AB - You have to lobby Government. The architect must inhabit the public realm and must re-engage with politics. He/she should come into the city, see something existing and discover its potential rather than working on making the ‘ideal’ city. It is all about adding new layers to old cities by plugging into the existing. We think UTT is successful in that. We built the cable car project in Caracas and recently convinced the mayor of Mar del Plata in Argentina to build his new city hall in the poorest area of the city in order to valorize that piece of land.
BM - Your projects are new typologies for the problems they identify and the final manifestation usually takes the form of an economically sensitive infrastructural innovation...
AB - We only do prototypes since we see ourselves as a laboratory.
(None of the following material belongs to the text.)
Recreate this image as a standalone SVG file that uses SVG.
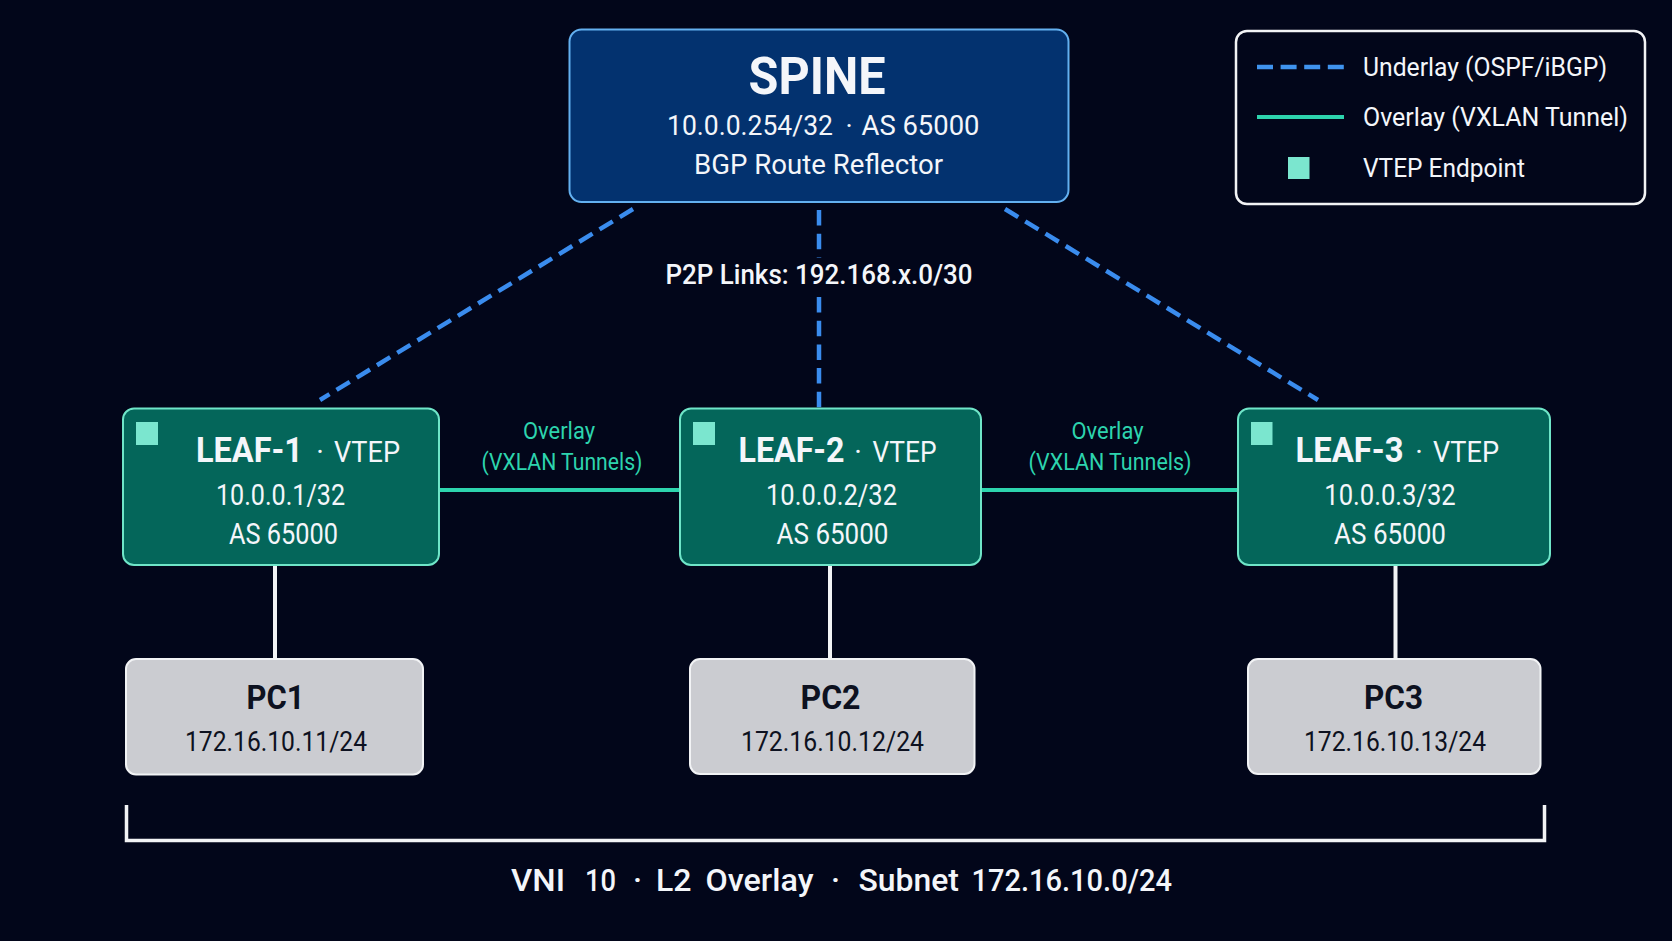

Our approach has always been to identify a relevant social problem and an innovative solution; we then work with Governments to implement them. Sometimes we succeed, sometimes we don’t. For example, we are trying to do a cable car project in Kohima, India, but we do not know if we will succeed, so we propose and move on to other challenges like the ‘Empower Shack’ project in Cape Town, South Africa, where we are building solutions for the problem of low-cost housing by building 100 units in a village typology. What we try to do is invent a ‘Toolbox’ and we are aware that our first prototypes will be just as deficient as the first Walkman or the first iPhone but then there will be others who will take it forward and perfect it.
BM - You have mentioned that “in an infinitely unstable environment, architects must throw away their Ruskin - ‘when we build, let us think that we build forever’ - in favor of new goals: resilience, adaptability and transformability.”
AB - It is about embracing the unstable present and being contextual but not in a postmodern way. Referencing Frederic Jameson in whose words the context of postmodernity is a ‘fragmented heterotopia’; at UTT we acknowledge these heterotopias by building our ideas into it and by joining more pieces together in order to create new models. It is not about making money but making a good society and the architect has to take his/her role seriously because if not then there will be no mediation.